YOUR OBJECTIVE :: Pick out the lines below that contain the string "this" and copy them all.
* START *
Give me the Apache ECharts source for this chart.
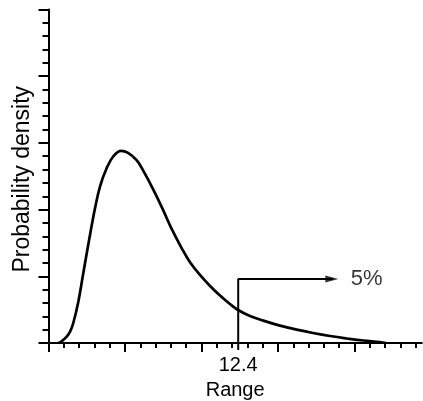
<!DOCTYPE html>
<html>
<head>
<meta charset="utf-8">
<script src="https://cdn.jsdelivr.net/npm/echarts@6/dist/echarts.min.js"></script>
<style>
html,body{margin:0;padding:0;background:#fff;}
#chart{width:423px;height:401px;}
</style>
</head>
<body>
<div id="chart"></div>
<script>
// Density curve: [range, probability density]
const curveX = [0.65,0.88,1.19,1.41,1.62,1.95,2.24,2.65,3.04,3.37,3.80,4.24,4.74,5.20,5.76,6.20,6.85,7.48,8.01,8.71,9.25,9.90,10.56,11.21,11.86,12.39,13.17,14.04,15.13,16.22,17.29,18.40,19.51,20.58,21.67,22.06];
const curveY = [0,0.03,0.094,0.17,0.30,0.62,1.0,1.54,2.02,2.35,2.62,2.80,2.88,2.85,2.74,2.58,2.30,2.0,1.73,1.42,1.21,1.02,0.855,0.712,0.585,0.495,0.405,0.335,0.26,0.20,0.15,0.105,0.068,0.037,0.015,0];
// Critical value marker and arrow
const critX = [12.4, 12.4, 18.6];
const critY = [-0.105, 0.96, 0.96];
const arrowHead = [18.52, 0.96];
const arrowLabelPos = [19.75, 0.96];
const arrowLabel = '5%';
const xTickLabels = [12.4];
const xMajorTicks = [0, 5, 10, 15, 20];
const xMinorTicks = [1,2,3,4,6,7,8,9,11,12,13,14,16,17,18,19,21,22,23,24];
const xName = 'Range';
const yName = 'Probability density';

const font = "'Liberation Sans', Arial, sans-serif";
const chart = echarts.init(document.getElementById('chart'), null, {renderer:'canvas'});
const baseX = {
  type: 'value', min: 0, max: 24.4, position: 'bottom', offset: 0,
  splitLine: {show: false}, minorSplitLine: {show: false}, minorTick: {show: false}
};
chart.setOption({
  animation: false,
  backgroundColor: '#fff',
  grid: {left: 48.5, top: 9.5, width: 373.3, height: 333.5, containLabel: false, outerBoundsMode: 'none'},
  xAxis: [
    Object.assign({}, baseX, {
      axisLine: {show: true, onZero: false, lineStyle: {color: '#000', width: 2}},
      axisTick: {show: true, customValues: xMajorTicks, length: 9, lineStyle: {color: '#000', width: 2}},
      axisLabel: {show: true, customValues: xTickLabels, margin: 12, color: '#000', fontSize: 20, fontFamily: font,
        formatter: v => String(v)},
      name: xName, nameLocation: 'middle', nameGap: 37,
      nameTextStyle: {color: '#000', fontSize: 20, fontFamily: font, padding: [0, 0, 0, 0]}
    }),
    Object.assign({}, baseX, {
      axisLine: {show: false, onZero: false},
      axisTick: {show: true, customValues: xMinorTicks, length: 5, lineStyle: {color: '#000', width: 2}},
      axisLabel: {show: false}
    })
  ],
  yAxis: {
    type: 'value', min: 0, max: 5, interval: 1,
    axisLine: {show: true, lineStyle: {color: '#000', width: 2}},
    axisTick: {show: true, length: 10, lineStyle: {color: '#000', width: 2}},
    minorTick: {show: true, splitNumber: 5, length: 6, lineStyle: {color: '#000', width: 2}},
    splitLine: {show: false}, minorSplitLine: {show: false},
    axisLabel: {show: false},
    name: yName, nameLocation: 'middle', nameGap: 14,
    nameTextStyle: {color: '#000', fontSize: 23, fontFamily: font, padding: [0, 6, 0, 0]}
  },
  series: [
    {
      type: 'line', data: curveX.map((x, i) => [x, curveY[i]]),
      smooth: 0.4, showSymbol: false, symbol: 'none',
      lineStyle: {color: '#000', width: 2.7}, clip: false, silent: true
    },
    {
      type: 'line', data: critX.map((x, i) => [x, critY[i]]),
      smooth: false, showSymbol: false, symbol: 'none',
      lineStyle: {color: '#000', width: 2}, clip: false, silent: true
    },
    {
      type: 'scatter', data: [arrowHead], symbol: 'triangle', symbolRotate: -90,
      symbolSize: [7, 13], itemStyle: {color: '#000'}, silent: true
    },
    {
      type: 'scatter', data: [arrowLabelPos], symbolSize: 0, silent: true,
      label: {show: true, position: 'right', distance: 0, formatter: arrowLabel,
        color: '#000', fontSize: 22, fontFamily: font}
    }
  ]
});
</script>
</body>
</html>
* END *
* START *
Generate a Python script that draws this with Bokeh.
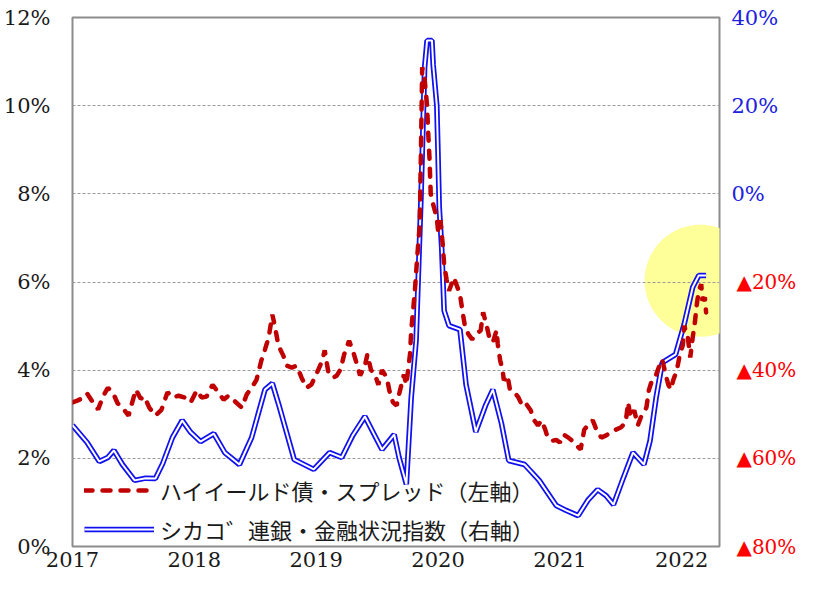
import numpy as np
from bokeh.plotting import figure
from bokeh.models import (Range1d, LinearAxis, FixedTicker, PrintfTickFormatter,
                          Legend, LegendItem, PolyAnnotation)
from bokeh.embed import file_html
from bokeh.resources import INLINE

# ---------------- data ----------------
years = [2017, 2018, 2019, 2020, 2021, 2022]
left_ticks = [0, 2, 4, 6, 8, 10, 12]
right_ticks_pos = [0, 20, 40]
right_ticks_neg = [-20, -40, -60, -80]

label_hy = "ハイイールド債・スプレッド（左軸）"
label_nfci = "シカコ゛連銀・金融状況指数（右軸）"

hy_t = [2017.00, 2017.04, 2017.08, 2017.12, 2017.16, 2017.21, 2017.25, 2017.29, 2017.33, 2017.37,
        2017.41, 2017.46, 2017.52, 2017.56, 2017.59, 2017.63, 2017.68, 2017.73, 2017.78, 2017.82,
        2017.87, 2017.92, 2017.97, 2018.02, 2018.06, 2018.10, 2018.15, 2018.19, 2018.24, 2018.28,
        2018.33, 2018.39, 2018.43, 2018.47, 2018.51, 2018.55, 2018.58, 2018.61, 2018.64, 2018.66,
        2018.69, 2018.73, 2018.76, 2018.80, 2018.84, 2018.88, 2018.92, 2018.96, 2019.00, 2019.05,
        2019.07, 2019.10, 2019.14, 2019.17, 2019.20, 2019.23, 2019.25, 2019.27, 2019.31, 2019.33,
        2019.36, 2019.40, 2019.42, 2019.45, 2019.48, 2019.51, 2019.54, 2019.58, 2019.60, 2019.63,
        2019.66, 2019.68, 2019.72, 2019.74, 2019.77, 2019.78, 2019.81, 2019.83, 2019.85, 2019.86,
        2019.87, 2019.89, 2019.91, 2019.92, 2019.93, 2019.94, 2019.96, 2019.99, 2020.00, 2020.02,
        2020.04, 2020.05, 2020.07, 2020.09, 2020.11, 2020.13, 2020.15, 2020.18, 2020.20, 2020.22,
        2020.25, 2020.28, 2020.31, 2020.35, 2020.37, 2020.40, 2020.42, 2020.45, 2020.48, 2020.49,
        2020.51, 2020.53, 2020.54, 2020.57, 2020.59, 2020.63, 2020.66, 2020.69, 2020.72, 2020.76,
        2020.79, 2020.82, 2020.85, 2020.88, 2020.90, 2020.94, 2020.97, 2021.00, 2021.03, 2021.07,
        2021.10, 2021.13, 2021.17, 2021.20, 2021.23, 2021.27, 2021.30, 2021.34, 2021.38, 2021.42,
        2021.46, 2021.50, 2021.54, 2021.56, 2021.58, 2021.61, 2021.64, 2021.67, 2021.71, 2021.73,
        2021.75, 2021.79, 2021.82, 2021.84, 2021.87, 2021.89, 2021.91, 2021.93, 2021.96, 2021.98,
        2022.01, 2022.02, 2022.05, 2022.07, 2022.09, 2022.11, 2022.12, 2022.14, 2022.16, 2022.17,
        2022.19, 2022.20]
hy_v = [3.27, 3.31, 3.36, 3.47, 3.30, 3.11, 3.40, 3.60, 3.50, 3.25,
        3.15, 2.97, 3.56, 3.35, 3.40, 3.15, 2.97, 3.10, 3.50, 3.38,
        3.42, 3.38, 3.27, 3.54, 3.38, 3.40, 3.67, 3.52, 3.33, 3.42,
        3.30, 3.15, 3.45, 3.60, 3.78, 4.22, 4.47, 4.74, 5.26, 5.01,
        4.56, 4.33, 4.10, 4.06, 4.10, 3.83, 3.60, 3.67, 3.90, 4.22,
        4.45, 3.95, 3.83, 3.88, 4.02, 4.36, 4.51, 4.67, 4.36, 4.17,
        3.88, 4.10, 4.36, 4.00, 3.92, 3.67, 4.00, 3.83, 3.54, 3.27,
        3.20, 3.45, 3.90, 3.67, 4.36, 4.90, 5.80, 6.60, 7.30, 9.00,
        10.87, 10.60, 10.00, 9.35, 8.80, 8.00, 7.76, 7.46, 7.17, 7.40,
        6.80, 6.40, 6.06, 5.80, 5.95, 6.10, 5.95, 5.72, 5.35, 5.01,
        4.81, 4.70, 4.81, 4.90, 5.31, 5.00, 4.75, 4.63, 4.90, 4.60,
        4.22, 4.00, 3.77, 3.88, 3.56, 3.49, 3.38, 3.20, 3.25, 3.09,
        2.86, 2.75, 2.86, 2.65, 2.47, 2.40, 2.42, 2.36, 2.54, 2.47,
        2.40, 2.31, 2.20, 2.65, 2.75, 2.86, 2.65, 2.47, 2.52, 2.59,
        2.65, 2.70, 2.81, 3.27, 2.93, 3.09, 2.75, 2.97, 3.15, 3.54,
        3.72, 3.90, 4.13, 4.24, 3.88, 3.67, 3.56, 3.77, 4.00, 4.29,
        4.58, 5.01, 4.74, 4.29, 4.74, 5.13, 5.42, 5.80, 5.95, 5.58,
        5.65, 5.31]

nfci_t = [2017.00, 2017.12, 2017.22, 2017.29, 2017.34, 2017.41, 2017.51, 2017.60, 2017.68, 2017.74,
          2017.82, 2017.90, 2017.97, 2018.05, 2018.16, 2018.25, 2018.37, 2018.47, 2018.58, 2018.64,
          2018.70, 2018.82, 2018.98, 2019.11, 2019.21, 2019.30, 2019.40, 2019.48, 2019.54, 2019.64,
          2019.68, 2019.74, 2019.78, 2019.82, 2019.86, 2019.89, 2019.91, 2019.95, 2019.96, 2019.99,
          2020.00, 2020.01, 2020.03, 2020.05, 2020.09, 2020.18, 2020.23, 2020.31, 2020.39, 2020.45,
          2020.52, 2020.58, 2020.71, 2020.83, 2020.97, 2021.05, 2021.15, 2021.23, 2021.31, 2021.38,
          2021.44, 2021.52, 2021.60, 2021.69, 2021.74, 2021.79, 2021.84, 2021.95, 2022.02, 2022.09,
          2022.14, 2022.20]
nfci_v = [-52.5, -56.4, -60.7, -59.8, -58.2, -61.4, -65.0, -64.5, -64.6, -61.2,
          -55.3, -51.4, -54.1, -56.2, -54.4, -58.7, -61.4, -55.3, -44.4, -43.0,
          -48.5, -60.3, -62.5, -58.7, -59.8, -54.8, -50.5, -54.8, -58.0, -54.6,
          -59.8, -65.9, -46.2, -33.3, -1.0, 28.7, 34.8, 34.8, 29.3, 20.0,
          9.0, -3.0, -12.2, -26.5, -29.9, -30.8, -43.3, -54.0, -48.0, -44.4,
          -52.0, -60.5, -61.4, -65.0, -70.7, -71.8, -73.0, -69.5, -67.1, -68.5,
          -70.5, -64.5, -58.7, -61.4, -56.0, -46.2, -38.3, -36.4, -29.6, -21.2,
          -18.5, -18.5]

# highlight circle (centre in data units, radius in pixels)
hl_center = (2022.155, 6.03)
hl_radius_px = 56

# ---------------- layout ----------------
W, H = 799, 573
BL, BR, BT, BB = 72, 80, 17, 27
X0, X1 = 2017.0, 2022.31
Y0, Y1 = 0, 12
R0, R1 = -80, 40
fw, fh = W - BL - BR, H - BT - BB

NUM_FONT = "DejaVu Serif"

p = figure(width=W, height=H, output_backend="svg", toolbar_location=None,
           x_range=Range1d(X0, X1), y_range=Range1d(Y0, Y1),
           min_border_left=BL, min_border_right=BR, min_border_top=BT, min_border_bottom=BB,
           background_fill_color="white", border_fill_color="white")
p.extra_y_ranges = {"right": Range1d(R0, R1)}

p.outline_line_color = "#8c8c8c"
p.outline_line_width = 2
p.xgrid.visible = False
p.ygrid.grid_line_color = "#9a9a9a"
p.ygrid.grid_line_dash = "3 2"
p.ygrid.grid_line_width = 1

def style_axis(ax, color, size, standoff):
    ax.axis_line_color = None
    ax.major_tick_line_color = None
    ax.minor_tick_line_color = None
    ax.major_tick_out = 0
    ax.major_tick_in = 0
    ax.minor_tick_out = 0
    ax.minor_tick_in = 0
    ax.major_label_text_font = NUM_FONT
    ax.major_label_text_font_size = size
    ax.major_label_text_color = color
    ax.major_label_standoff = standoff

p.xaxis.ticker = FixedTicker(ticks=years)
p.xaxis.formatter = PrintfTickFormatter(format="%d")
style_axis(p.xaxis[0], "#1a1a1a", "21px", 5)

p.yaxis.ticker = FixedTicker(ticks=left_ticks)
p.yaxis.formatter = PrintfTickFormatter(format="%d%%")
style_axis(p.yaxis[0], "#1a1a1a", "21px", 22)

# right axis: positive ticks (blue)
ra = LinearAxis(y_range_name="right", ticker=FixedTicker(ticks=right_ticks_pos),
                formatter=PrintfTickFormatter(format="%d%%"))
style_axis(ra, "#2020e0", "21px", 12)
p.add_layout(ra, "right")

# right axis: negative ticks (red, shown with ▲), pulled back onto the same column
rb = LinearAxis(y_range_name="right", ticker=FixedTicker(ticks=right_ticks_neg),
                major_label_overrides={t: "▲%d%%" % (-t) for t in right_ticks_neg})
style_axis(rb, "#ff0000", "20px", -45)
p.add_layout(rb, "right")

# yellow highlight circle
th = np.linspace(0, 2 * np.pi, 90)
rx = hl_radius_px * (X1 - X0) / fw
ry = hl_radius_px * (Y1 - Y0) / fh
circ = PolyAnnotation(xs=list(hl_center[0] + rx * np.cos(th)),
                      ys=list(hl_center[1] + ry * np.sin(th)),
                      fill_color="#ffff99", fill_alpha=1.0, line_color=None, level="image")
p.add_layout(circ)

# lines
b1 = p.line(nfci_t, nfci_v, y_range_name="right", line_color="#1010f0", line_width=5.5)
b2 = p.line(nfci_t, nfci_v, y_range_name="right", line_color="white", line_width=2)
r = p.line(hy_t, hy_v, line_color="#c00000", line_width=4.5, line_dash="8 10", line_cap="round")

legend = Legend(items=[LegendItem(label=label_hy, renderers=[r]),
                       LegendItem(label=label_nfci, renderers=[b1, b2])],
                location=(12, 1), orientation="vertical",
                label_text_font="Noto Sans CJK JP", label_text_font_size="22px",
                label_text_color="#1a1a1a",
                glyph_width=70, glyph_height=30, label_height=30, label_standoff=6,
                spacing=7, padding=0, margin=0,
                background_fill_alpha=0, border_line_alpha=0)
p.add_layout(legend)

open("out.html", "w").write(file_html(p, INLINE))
* END *
REPLY TO THE TASK ::
Give me the Apache ECharts source for this chart.
Generate a Python script that draws this with Bokeh.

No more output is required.